# Start of Dataset
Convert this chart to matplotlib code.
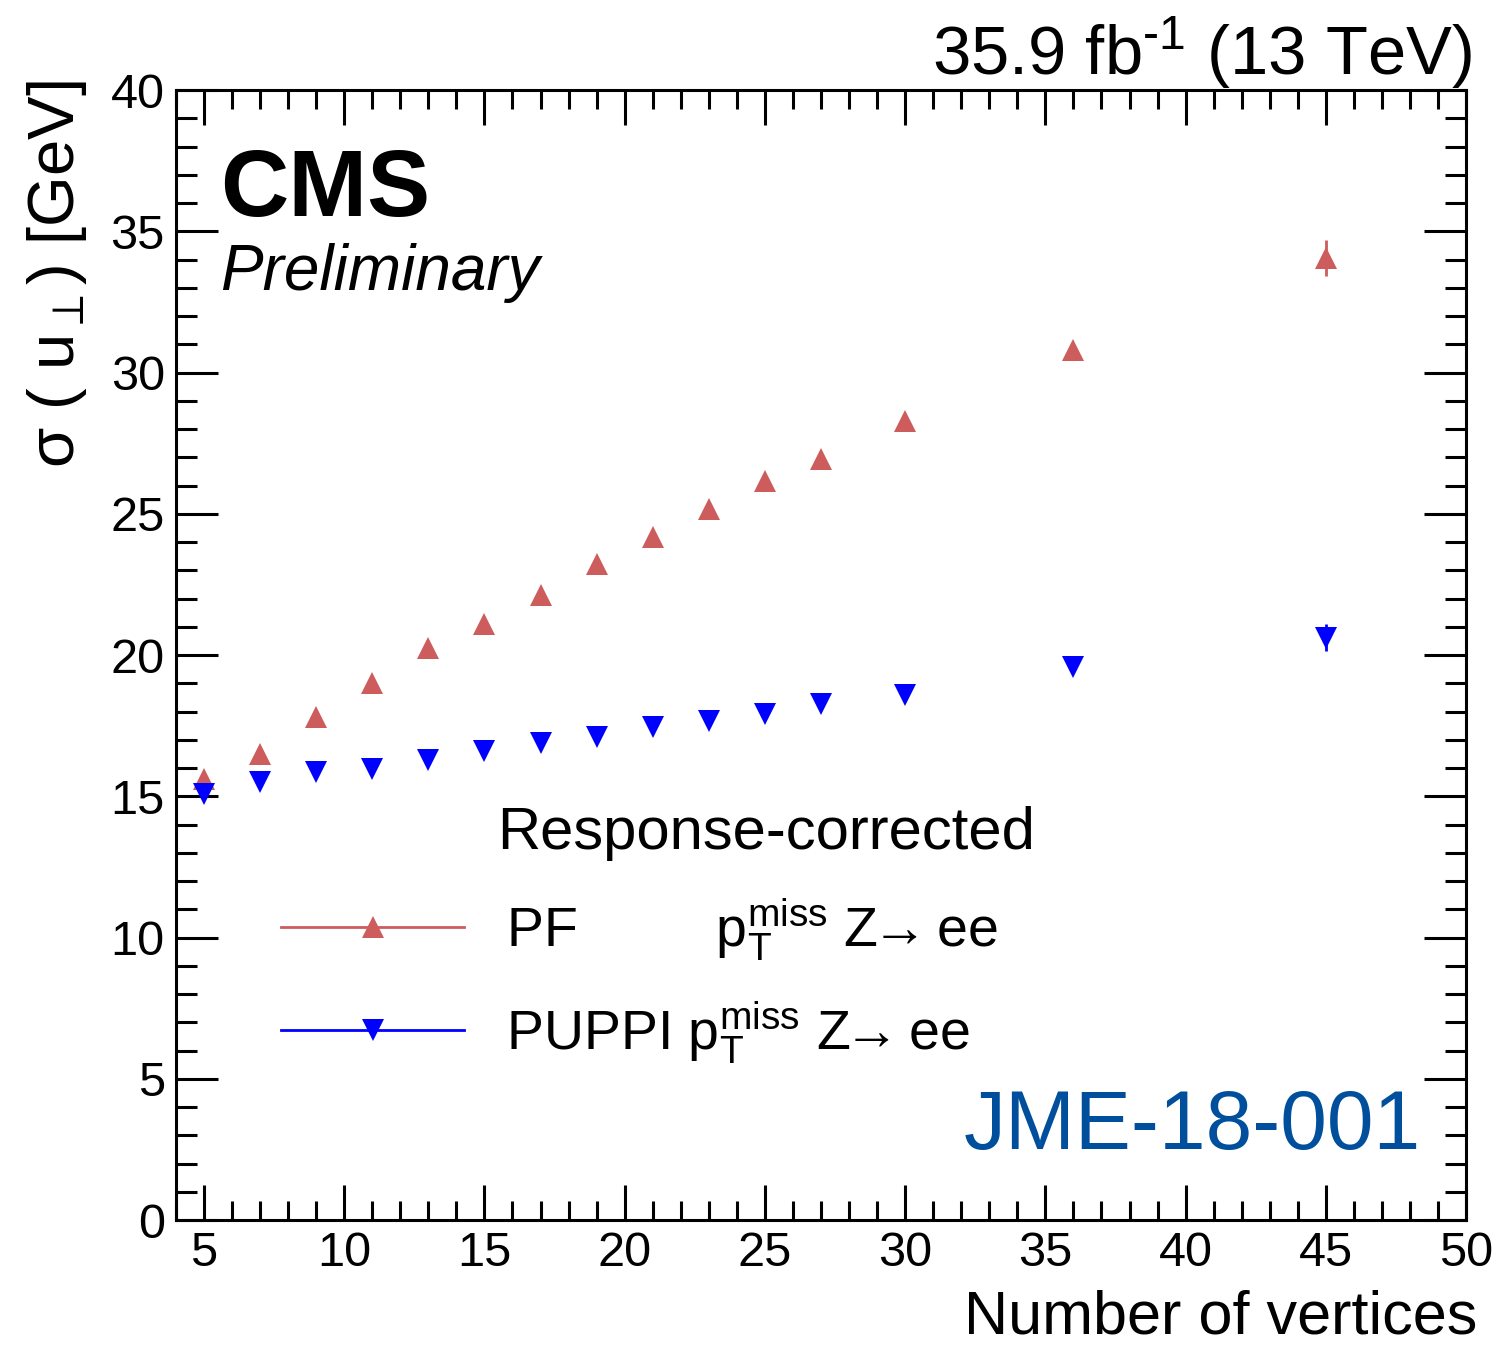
# End of Dataset
# Start of Dataset
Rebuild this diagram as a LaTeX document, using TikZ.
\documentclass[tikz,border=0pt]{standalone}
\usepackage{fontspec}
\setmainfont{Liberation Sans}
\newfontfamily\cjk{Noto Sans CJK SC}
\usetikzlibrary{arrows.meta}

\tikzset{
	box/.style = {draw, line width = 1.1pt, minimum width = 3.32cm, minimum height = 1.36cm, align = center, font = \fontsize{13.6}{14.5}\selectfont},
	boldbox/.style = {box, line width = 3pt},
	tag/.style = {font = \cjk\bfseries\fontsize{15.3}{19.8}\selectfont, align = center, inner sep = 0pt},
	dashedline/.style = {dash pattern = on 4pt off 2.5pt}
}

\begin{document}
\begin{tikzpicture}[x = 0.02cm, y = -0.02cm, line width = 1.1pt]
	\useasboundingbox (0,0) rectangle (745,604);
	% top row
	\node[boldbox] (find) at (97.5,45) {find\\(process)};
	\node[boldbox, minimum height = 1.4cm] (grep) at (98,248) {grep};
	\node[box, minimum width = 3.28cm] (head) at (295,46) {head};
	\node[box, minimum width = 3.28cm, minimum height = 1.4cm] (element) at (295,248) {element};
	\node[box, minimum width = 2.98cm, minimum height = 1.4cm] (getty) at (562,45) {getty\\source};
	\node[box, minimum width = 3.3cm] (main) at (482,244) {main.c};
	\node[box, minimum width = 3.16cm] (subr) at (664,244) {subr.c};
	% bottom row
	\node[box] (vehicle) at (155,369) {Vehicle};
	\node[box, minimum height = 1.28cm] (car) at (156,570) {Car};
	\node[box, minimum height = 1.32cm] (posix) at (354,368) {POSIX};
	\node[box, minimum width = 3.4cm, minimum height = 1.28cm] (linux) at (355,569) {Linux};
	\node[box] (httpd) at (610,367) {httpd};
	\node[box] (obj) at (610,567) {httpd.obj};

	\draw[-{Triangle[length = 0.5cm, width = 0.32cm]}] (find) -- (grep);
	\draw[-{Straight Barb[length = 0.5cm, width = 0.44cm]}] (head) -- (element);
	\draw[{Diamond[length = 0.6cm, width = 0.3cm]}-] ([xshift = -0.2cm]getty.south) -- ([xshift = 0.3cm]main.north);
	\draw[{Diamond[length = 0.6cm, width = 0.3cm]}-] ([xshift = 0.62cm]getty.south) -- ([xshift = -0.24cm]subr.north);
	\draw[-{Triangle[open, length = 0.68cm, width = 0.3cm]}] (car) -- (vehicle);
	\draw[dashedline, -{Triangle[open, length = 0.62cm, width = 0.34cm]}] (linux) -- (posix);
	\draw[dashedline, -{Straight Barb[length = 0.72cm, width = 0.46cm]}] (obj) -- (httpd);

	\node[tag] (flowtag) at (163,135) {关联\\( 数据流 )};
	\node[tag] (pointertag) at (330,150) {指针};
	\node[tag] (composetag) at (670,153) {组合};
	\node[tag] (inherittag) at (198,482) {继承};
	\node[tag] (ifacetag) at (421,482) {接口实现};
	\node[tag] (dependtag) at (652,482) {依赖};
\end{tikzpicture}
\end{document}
# End of Dataset
# Start of Dataset
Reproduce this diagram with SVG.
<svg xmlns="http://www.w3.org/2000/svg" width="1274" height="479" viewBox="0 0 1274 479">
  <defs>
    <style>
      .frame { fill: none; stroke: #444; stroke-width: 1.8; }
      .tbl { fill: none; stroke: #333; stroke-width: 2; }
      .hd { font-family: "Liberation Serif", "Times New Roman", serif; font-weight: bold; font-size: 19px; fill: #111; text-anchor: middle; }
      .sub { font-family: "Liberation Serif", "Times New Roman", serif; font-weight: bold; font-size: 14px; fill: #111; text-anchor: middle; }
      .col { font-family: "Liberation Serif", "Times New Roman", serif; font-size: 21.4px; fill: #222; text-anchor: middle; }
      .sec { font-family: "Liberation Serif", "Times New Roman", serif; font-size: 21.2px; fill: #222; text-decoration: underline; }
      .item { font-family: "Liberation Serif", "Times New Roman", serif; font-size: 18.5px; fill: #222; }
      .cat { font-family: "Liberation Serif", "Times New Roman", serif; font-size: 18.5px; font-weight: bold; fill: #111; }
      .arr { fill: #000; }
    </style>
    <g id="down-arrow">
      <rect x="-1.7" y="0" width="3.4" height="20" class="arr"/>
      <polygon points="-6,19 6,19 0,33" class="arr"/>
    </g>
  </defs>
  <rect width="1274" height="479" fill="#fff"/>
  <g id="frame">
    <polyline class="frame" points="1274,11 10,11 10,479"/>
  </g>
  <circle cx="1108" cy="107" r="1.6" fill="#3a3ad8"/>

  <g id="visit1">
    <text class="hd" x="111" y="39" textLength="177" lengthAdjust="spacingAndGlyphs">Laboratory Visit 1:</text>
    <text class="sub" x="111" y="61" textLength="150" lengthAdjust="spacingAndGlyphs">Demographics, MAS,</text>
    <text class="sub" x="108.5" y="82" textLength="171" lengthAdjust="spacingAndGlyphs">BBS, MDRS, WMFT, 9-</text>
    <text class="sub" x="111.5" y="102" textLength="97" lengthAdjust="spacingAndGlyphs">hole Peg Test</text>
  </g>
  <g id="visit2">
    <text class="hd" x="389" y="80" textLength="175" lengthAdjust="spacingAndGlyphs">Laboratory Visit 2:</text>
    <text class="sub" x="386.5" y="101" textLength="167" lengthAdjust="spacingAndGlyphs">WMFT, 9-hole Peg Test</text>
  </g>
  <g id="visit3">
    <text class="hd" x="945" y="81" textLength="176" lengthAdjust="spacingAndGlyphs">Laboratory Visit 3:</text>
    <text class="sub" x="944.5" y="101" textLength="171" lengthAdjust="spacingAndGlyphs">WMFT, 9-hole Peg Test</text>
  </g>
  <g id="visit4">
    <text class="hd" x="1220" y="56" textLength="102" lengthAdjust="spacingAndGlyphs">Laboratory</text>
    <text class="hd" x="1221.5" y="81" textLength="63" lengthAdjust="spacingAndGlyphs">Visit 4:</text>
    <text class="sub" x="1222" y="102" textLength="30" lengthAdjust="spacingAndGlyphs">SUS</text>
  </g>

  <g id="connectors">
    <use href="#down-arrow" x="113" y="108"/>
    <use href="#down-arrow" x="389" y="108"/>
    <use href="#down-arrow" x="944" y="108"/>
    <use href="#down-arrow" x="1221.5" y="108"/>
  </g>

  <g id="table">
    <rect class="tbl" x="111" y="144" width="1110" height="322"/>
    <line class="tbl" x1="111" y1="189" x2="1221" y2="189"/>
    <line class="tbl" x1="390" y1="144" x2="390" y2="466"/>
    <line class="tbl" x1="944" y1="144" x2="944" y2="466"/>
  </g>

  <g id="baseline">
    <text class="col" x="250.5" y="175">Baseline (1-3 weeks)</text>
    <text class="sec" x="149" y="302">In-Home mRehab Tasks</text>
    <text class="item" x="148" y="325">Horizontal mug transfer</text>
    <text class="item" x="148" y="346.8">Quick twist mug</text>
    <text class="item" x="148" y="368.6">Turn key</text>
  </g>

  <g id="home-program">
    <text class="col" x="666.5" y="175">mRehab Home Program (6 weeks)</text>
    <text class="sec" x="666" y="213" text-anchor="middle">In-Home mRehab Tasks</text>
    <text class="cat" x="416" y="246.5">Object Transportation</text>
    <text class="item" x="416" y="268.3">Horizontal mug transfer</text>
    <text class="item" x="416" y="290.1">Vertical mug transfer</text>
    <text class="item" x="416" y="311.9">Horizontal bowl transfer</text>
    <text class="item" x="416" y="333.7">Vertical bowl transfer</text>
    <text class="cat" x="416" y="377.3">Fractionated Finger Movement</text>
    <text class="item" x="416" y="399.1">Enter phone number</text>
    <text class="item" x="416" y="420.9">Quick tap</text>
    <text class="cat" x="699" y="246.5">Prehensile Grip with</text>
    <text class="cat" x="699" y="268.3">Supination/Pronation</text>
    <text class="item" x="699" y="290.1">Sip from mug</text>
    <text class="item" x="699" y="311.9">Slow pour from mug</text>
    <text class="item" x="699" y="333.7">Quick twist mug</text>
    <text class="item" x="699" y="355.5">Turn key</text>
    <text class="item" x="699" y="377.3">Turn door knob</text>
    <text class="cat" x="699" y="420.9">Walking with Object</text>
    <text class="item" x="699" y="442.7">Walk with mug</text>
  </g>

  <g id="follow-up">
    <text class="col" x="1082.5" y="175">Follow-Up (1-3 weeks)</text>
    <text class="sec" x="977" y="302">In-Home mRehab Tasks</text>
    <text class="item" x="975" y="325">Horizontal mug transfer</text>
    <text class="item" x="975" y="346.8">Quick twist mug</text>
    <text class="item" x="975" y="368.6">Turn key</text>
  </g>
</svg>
# End of Dataset
For the entries above, count the lines that contain the string "diagram", and state that number without further comment.

2